## BRIEF:
The lines from the top of the material through the line with "const daysLabel = 'Nb" are to be set down exactly. Leave the pictures out.

## TASK DATA:
========

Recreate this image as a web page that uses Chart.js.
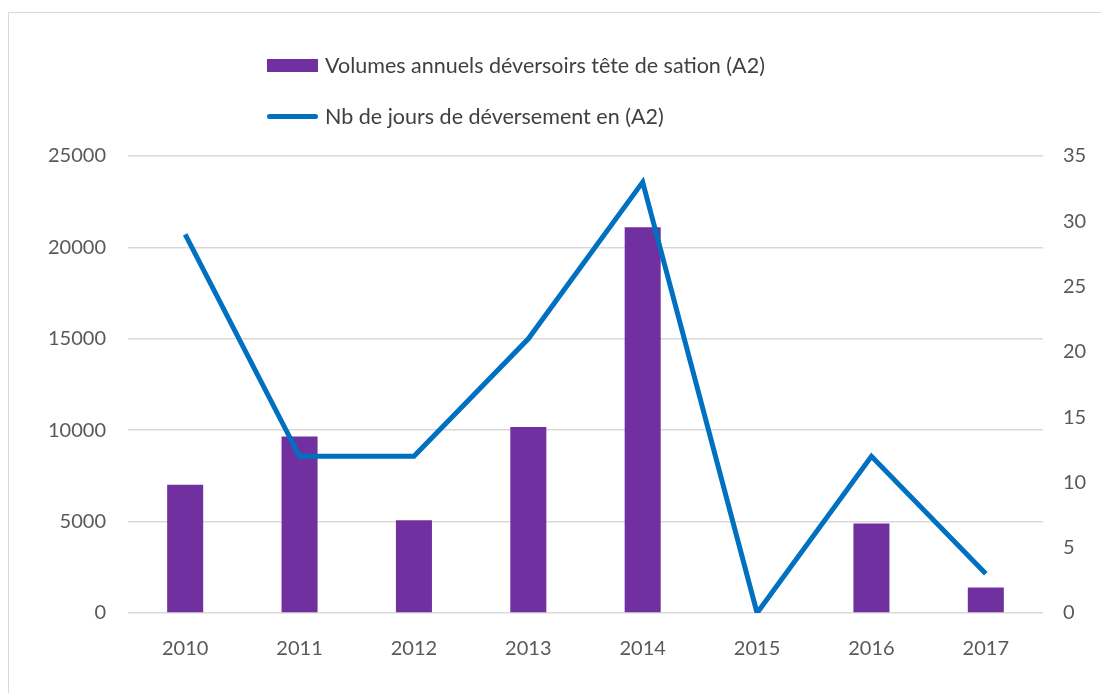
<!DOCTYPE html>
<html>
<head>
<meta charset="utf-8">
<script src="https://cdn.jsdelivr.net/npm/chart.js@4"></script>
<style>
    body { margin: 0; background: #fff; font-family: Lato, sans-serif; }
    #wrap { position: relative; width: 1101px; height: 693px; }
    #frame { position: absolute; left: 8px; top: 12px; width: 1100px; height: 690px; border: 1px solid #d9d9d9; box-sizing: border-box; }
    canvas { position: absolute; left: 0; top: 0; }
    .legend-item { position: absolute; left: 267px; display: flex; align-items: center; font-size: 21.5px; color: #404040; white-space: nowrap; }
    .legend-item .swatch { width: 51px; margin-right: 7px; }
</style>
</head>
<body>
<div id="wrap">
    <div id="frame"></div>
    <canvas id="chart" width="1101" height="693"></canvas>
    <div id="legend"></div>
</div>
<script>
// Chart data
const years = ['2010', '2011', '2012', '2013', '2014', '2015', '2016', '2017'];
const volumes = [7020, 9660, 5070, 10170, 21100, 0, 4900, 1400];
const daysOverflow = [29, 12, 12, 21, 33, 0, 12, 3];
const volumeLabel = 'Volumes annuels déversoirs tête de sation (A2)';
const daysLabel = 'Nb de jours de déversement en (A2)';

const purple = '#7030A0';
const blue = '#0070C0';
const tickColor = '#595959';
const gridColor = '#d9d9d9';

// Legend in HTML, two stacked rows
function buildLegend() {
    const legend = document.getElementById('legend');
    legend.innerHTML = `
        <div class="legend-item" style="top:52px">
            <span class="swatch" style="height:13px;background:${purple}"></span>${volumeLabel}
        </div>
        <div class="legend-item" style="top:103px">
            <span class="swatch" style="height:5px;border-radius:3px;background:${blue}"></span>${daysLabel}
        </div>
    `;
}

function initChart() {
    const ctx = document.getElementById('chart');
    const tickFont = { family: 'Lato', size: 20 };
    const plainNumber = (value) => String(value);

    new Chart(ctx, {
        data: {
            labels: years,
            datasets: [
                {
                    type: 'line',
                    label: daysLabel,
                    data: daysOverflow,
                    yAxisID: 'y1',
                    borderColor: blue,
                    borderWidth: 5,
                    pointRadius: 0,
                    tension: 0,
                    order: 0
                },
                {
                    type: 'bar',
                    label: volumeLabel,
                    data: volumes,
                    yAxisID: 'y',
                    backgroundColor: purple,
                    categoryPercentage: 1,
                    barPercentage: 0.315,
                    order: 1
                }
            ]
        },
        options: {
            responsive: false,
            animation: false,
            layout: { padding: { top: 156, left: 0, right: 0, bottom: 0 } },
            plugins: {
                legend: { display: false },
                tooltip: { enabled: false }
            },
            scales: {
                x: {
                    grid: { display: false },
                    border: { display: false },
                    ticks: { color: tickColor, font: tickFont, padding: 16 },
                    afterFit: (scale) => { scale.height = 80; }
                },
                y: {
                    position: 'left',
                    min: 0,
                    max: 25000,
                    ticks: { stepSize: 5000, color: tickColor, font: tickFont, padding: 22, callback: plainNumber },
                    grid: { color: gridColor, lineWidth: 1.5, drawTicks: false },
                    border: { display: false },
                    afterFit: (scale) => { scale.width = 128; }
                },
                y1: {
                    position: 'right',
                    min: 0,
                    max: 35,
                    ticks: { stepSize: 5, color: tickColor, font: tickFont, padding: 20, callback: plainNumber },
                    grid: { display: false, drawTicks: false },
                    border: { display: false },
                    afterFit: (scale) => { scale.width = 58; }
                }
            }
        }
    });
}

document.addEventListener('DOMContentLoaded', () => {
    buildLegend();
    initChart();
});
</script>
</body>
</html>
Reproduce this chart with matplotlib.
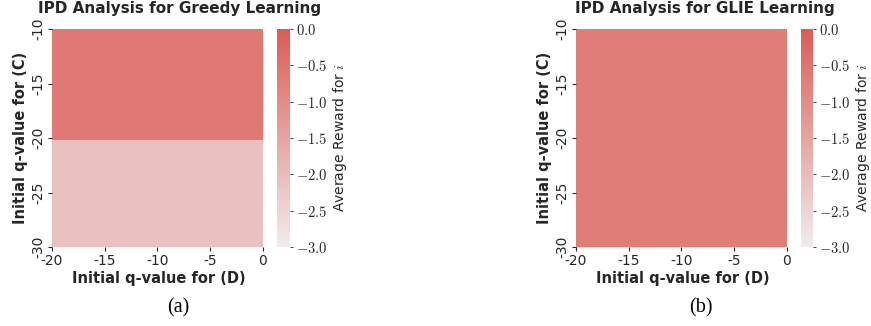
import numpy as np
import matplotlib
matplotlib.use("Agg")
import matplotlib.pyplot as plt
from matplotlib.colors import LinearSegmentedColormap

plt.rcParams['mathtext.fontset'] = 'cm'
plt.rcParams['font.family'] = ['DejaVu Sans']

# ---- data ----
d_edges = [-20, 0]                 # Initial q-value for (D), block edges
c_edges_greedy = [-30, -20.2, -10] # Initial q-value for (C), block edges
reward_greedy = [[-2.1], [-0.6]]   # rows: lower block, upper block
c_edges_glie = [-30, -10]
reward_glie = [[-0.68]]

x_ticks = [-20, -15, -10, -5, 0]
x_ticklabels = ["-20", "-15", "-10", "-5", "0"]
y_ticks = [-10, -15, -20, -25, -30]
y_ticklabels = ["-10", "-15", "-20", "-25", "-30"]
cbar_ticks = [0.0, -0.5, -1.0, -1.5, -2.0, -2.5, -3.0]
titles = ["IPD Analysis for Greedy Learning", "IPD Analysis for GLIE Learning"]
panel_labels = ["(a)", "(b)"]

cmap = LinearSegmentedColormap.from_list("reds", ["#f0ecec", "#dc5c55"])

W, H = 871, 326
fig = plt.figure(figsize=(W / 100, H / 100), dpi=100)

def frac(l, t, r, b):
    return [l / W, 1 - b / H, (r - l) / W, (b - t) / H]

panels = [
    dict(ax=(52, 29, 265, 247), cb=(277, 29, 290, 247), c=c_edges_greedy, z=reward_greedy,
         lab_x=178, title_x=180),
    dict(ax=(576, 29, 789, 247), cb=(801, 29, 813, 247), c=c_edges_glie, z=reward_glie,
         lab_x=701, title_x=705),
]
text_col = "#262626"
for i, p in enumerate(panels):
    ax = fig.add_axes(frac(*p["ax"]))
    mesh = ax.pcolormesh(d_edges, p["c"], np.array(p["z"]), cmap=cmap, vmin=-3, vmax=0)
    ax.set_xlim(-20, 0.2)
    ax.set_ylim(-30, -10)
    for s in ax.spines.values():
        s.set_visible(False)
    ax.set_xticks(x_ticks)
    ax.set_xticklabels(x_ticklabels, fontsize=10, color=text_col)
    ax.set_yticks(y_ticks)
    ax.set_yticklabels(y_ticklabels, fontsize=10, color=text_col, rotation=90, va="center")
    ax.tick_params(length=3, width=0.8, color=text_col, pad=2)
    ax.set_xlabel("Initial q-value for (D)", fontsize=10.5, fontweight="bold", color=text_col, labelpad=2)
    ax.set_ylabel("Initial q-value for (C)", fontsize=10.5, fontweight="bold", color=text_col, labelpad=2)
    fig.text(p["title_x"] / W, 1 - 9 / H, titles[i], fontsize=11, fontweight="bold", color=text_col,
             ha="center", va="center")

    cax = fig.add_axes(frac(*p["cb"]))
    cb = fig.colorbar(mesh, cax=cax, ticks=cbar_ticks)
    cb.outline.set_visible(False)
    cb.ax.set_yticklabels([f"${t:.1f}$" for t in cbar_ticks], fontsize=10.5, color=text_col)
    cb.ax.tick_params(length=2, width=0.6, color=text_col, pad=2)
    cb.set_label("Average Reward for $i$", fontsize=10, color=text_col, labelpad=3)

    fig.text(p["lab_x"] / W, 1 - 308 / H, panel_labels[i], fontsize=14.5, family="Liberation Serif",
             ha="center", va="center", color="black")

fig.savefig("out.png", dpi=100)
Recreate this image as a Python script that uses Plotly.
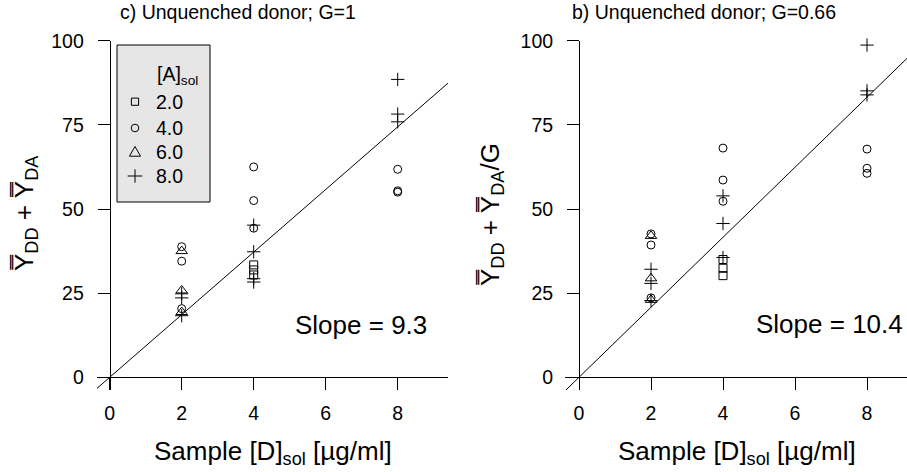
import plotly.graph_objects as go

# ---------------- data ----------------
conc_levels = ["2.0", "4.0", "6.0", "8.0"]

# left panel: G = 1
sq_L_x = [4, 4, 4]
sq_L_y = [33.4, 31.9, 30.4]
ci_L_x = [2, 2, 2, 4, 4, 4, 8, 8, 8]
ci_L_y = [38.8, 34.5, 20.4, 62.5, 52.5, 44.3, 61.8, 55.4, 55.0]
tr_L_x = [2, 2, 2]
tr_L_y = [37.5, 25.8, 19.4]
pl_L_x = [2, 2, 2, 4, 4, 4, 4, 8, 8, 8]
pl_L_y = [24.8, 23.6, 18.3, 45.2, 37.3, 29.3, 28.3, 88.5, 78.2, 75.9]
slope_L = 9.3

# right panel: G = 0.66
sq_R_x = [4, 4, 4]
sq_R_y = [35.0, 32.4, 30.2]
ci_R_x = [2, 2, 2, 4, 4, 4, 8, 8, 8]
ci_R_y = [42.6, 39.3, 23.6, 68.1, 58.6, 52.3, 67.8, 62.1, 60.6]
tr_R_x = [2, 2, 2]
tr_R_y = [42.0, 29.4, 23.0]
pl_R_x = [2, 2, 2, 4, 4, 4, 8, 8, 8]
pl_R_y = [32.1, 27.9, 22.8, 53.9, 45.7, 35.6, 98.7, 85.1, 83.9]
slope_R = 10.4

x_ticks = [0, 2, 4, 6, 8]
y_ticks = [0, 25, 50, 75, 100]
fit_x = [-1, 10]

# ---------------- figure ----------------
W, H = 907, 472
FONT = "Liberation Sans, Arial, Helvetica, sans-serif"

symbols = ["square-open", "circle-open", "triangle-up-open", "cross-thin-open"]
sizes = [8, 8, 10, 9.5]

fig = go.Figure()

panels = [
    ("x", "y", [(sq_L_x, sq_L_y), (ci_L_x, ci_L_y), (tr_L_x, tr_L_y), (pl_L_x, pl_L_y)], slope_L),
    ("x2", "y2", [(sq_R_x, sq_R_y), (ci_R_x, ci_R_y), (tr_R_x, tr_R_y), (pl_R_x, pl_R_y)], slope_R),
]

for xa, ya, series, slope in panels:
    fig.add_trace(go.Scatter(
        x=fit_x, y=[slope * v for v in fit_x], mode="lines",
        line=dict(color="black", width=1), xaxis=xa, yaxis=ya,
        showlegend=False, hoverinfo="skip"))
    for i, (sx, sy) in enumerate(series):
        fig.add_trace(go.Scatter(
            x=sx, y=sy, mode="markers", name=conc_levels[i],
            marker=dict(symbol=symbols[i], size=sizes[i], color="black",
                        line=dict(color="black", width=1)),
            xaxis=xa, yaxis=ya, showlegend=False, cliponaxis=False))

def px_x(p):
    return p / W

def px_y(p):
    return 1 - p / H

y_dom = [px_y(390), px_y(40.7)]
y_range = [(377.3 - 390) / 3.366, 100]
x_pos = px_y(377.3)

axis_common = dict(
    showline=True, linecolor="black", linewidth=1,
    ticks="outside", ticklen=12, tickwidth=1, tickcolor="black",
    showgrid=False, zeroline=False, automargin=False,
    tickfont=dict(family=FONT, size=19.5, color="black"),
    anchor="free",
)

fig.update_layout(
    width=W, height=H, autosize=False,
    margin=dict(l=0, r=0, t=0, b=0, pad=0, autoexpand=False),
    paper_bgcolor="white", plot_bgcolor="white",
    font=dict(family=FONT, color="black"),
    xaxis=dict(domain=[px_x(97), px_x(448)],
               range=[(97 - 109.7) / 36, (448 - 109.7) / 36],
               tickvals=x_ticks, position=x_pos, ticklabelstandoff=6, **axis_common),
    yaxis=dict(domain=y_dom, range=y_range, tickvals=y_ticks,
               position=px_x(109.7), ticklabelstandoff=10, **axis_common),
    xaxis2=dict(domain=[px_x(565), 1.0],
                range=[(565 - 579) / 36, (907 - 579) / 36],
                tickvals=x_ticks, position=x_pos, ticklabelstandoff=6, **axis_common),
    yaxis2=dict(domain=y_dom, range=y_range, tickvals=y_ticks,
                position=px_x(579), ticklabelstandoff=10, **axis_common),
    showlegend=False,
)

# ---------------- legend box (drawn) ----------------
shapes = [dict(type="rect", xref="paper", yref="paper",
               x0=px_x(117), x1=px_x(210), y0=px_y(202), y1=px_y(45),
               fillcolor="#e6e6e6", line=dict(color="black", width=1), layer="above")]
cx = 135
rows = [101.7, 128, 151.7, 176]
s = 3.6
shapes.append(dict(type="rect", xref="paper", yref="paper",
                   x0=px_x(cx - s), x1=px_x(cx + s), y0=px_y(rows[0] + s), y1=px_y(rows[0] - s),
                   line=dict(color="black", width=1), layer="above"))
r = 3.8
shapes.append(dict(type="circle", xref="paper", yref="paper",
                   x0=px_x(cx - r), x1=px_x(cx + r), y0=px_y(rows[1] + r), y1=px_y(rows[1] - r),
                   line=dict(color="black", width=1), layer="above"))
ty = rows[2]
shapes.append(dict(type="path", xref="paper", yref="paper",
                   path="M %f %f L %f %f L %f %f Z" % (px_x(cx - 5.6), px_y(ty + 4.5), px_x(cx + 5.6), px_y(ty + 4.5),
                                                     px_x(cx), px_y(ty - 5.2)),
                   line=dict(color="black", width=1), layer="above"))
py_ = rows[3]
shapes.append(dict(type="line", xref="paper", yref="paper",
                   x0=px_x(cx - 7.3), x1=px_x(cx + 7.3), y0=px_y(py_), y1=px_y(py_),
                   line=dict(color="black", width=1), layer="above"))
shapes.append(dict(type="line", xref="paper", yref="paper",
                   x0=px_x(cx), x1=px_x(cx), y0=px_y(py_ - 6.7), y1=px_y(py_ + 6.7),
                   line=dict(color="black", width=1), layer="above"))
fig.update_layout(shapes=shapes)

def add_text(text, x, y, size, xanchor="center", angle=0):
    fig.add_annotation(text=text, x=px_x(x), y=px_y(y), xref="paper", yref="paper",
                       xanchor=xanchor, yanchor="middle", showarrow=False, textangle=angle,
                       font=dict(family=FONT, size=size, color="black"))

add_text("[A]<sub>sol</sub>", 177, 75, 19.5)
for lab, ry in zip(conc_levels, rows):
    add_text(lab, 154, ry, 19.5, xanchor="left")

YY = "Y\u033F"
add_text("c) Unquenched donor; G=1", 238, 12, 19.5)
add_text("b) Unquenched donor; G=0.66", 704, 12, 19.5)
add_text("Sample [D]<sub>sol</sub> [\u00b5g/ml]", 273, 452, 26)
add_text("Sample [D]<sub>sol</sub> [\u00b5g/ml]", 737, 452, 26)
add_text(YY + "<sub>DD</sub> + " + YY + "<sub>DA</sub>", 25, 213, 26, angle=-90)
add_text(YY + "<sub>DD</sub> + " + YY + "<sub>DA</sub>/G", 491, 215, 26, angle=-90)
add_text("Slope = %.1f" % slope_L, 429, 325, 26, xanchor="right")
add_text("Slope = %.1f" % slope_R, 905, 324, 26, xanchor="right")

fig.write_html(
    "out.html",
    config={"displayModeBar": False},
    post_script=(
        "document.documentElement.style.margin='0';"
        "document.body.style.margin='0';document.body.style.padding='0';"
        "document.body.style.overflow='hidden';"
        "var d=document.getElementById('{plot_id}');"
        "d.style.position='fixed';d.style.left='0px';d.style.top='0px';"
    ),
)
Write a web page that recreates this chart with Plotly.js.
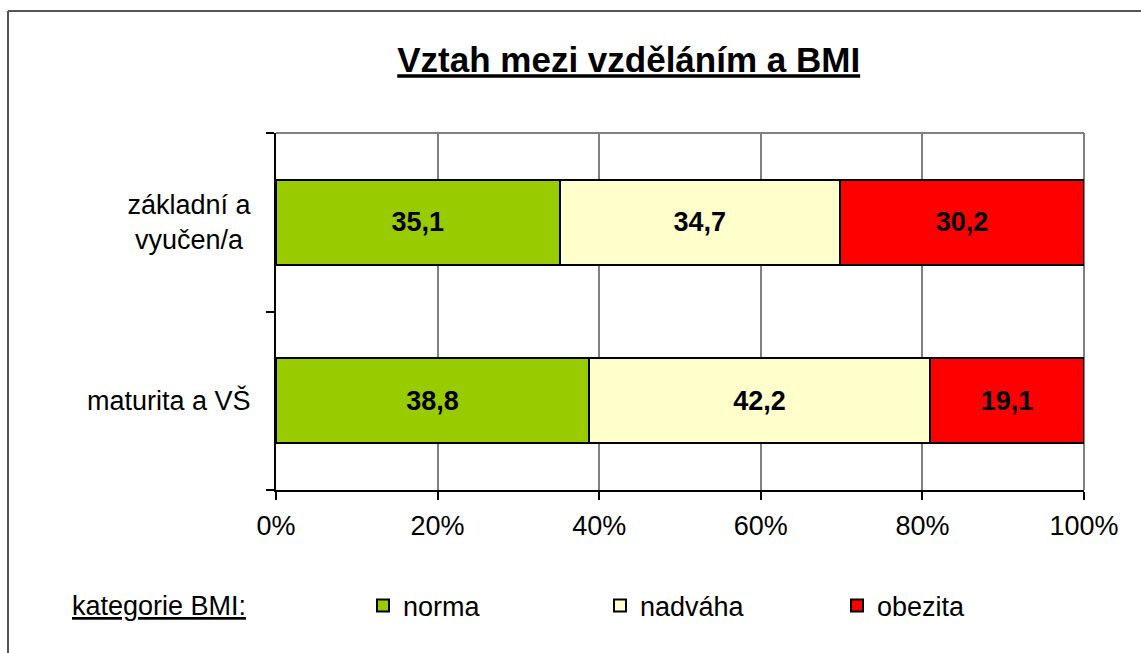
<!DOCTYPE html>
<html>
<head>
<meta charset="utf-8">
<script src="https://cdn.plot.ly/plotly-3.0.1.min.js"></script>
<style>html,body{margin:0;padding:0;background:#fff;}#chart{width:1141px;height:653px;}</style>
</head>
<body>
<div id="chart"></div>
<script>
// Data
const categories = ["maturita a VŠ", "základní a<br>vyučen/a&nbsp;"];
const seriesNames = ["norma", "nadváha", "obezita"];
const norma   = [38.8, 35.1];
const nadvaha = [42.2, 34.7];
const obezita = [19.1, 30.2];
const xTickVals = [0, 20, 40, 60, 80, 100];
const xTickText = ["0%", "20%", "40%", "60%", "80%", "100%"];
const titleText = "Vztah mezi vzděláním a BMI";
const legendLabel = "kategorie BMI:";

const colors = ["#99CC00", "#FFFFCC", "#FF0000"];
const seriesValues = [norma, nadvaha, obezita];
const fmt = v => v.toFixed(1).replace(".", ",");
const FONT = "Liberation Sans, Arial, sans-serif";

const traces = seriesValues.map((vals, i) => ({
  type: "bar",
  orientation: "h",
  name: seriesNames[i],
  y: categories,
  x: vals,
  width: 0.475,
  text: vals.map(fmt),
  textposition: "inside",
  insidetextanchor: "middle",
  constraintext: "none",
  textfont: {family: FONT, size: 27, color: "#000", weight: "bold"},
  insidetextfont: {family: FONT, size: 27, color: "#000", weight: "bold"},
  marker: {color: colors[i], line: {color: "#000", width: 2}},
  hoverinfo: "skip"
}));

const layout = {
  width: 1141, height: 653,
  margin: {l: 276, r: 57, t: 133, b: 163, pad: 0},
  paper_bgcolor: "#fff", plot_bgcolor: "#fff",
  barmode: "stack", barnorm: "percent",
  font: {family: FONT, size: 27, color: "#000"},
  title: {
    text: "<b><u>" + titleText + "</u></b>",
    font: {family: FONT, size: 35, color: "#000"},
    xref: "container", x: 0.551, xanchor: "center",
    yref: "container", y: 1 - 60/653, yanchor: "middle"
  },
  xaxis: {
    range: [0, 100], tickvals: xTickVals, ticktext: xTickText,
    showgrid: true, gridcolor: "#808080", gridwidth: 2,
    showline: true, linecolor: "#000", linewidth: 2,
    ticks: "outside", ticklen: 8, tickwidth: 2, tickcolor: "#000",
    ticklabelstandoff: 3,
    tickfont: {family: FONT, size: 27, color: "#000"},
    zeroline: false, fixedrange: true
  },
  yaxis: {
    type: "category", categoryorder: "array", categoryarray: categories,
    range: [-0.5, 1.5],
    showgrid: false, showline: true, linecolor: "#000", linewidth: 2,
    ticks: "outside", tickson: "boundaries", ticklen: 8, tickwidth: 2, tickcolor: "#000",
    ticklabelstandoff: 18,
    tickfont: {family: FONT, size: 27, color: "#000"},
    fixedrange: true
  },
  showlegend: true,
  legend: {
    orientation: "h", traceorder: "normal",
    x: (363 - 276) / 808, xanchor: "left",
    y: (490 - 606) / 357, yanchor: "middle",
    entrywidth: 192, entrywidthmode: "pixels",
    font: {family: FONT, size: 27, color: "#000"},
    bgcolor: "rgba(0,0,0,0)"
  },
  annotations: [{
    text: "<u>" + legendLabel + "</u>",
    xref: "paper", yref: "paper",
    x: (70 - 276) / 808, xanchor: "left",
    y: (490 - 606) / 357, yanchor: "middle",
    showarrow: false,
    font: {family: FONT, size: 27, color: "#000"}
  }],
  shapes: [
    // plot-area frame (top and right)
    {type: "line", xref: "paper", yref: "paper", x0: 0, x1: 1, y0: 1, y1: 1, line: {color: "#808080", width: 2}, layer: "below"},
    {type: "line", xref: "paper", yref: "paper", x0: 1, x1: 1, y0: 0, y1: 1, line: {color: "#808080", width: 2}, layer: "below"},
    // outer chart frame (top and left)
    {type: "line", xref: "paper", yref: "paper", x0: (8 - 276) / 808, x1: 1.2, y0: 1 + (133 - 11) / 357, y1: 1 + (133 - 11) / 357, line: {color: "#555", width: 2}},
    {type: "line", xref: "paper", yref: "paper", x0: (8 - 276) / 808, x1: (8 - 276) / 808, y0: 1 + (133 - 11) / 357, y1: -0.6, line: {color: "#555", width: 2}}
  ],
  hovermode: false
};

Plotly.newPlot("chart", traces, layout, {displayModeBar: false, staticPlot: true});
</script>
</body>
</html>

========

## FULL OUTPUT:
Recreate this image as a web page that uses Chart.js.
<!DOCTYPE html>
<html>
<head>
<meta charset="utf-8">
<script src="https://cdn.jsdelivr.net/npm/chart.js@4"></script>
<style>
    body { margin: 0; background: #fff; font-family: Lato, sans-serif; }
    #wrap { position: relative; width: 1101px; height: 693px; }
    #frame { position: absolute; left: 8px; top: 12px; width: 1100px; height: 690px; border: 1px solid #d9d9d9; box-sizing: border-box; }
    canvas { position: absolute; left: 0; top: 0; }
    .legend-item { position: absolute; left: 267px; display: flex; align-items: center; font-size: 21.5px; color: #404040; white-space: nowrap; }
    .legend-item .swatch { width: 51px; margin-right: 7px; }
</style>
</head>
<body>
<div id="wrap">
    <div id="frame"></div>
    <canvas id="chart" width="1101" height="693"></canvas>
    <div id="legend"></div>
</div>
<script>
// Chart data
const years = ['2010', '2011', '2012', '2013', '2014', '2015', '2016', '2017'];
const volumes = [7020, 9660, 5070, 10170, 21100, 0, 4900, 1400];
const daysOverflow = [29, 12, 12, 21, 33, 0, 12, 3];
const volumeLabel = 'Volumes annuels déversoirs tête de sation (A2)';
const daysLabel = 'Nb de jours de déversement en (A2)';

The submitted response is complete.